§ Objective: Starting with the first line below, extract each line through the one that contains "const yMin = 0, yMax = 8, yStep = 1;", inclusive, excluding pictures.

-- BEGIN --

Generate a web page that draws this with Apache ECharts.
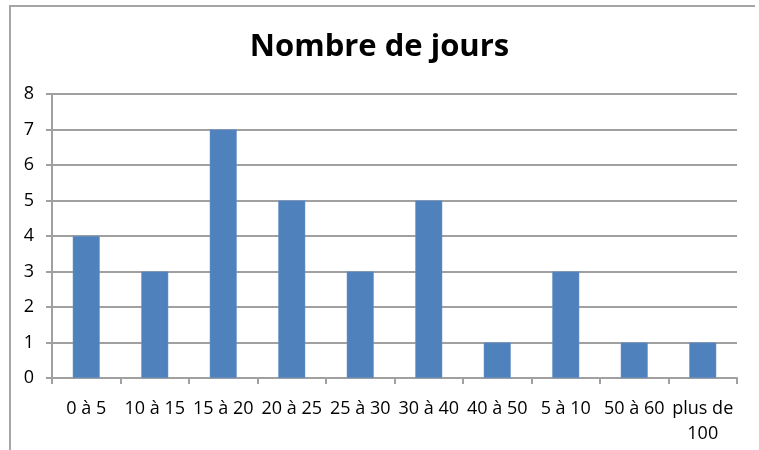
<!DOCTYPE html>
<html>
<head>
<meta charset="utf-8">
<script src="https://cdn.jsdelivr.net/npm/echarts@6/dist/echarts.min.js"></script>
<style>html,body{margin:0;padding:0;background:#fff}#c{width:759px;height:450px}</style>
</head>
<body>
<div id="c"></div>
<script>
const titleText = "Nombre de jours";
const categories = ["0 à 5", "10 à 15", "15 à 20", "20 à 25", "25 à 30", "30 à 40", "40 à 50", "5 à 10", "50 à 60", "plus de\n100"];
const values = [4, 3, 7, 5, 3, 5, 1, 3, 1, 1];
const yMin = 0, yMax = 8, yStep = 1;

const chart = echarts.init(document.getElementById('c'), null, {renderer: 'canvas'});
const font = "'Open Sans', sans-serif";
chart.setOption({
  animation: false,
  backgroundColor: '#fff',
  title: {
    text: titleText,
    left: 'center',
    top: 27,
    textStyle: {fontFamily: font, fontWeight: 'bold', fontSize: 31, color: '#000'}
  },
  graphic: [{
    type: 'polyline',
    shape: {points: [[10, 450], [10, 6], [755, 6]]},
    style: {stroke: '#A5A5A5', lineWidth: 2, fill: null},
    silent: true
  }],
  grid: {left: 52, right: 22, top: 94, bottom: 72, containLabel: false},
  xAxis: {
    type: 'category',
    data: categories,
    axisLine: {lineStyle: {color: '#A0A0A0', width: 2}},
    axisTick: {show: true, alignWithLabel: false, length: 6, lineStyle: {color: '#A0A0A0', width: 2}},
    axisLabel: {interval: 0, color: '#000', fontFamily: font, fontSize: 18, margin: 18, lineHeight: 25}
  },
  yAxis: {
    type: 'value',
    min: yMin, max: yMax, interval: yStep,
    axisLine: {show: true, lineStyle: {color: '#A0A0A0', width: 2}},
    axisTick: {show: true, length: 6, lineStyle: {color: '#A0A0A0', width: 2}},
    splitLine: {lineStyle: {color: '#A0A0A0', width: 2}},
    axisLabel: {color: '#000', fontFamily: font, fontSize: 18, margin: 18}
  },
  series: [{
    type: 'bar',
    data: values,
    barWidth: 27,
    itemStyle: {color: '#4F81BD', borderColor: '#6D95C9', borderWidth: 0.5}
  }]
});
</script>
</body>
</html>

-- END --

§ Reply:
Generate a web page that draws this with Apache ECharts.
<!DOCTYPE html>
<html>
<head>
<meta charset="utf-8">
<script src="https://cdn.jsdelivr.net/npm/echarts@6/dist/echarts.min.js"></script>
<style>html,body{margin:0;padding:0;background:#fff}#c{width:759px;height:450px}</style>
</head>
<body>
<div id="c"></div>
<script>
const titleText = "Nombre de jours";
const categories = ["0 à 5", "10 à 15", "15 à 20", "20 à 25", "25 à 30", "30 à 40", "40 à 50", "5 à 10", "50 à 60", "plus de\n100"];
const values = [4, 3, 7, 5, 3, 5, 1, 3, 1, 1];
const yMin = 0, yMax = 8, yStep = 1;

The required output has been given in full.